= Nagana szlachectwa =

Legal procedure in Polish-Lithuanian Commonwealth

Nagana szlachectwa ('Vituperatio nobilitatis'), literally reprobation/reprimand/censure of nobility, also translated by Norman Davies as Test of Nobility was a legal procedure of the revocation of nobility in the Polish–Lithuanian Commonwealth.

==Description==
Due to the absence of formalized heraldry laws and lineage in early Poland, nobility of a person was tested in a regular court. The confirmation of nobility was based on calling for a certain number of witnesses. In Poland this was in accordance with the 1633 statute, in Lithuania by Chapter 3, Article 22 of the 1588 Statute. The latter demanded two witnesses each from the maternal and paternal side. The penalty for perjury was being stripped of one's own szlachta status, by the Constitution of 1601.
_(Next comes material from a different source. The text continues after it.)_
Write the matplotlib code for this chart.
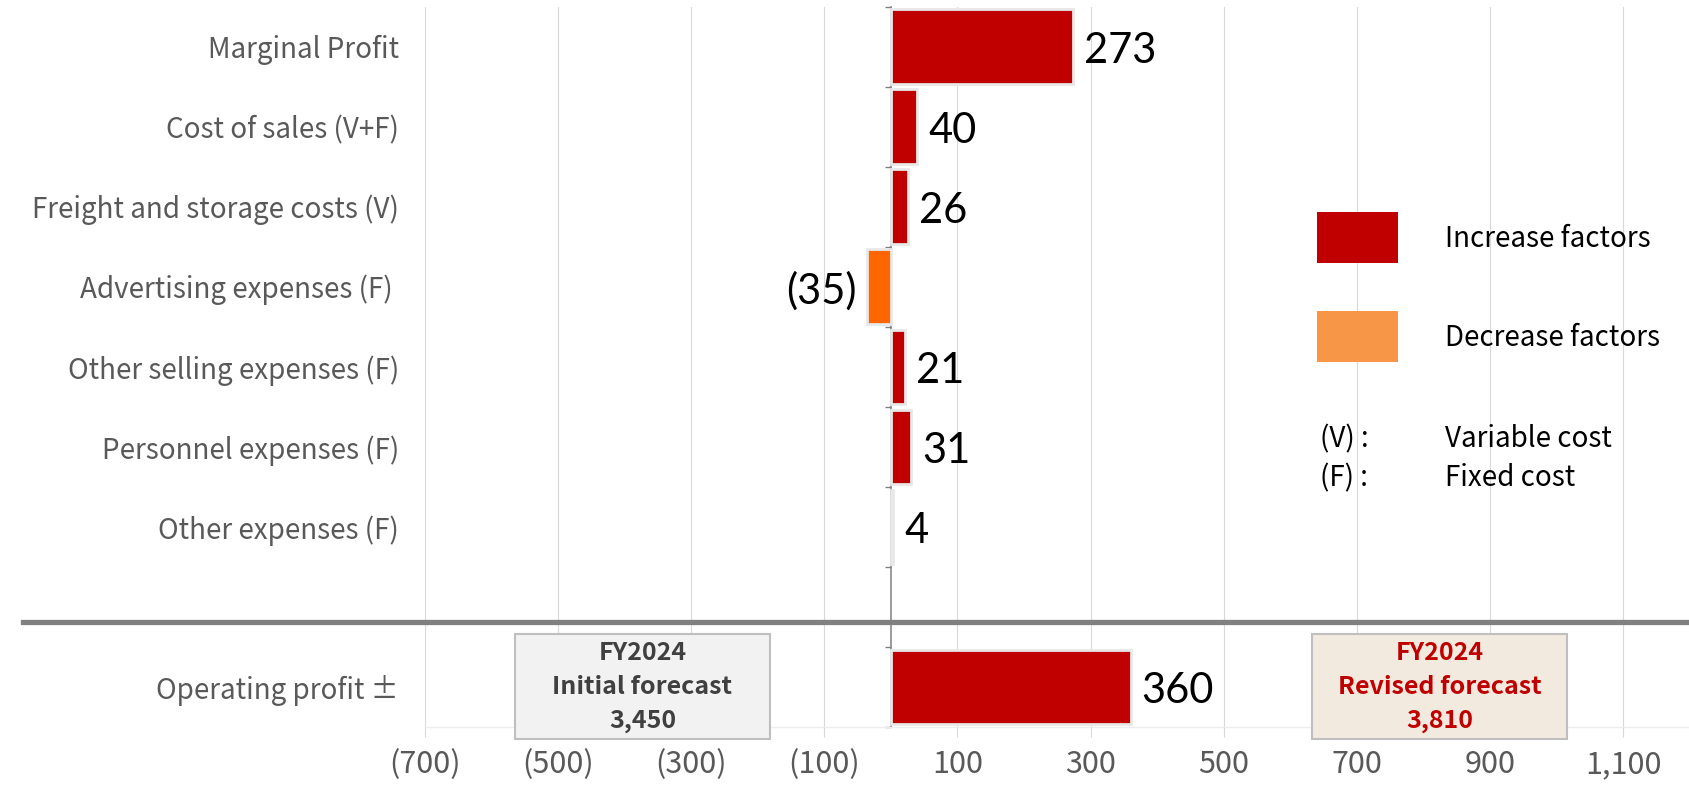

In case of the successful nagana, the accuser earned up to half of the property of the accused, with the other half going to the state. The justice was highly prone to miscarriage, in particular, to abusive ennoblement Therefore, this procedure was gradually restricted in various ways. After 1581, the procedures took place before either the Crown Tribunal or the Lithuanian Tribunal.

Norman Davies conjectures that this practice was among the factors leading to the establishment of a unique Polish practice of heraldic clans. It is also asserted that this practice led to development of extensive personal archiving and archive research among Polish nobility.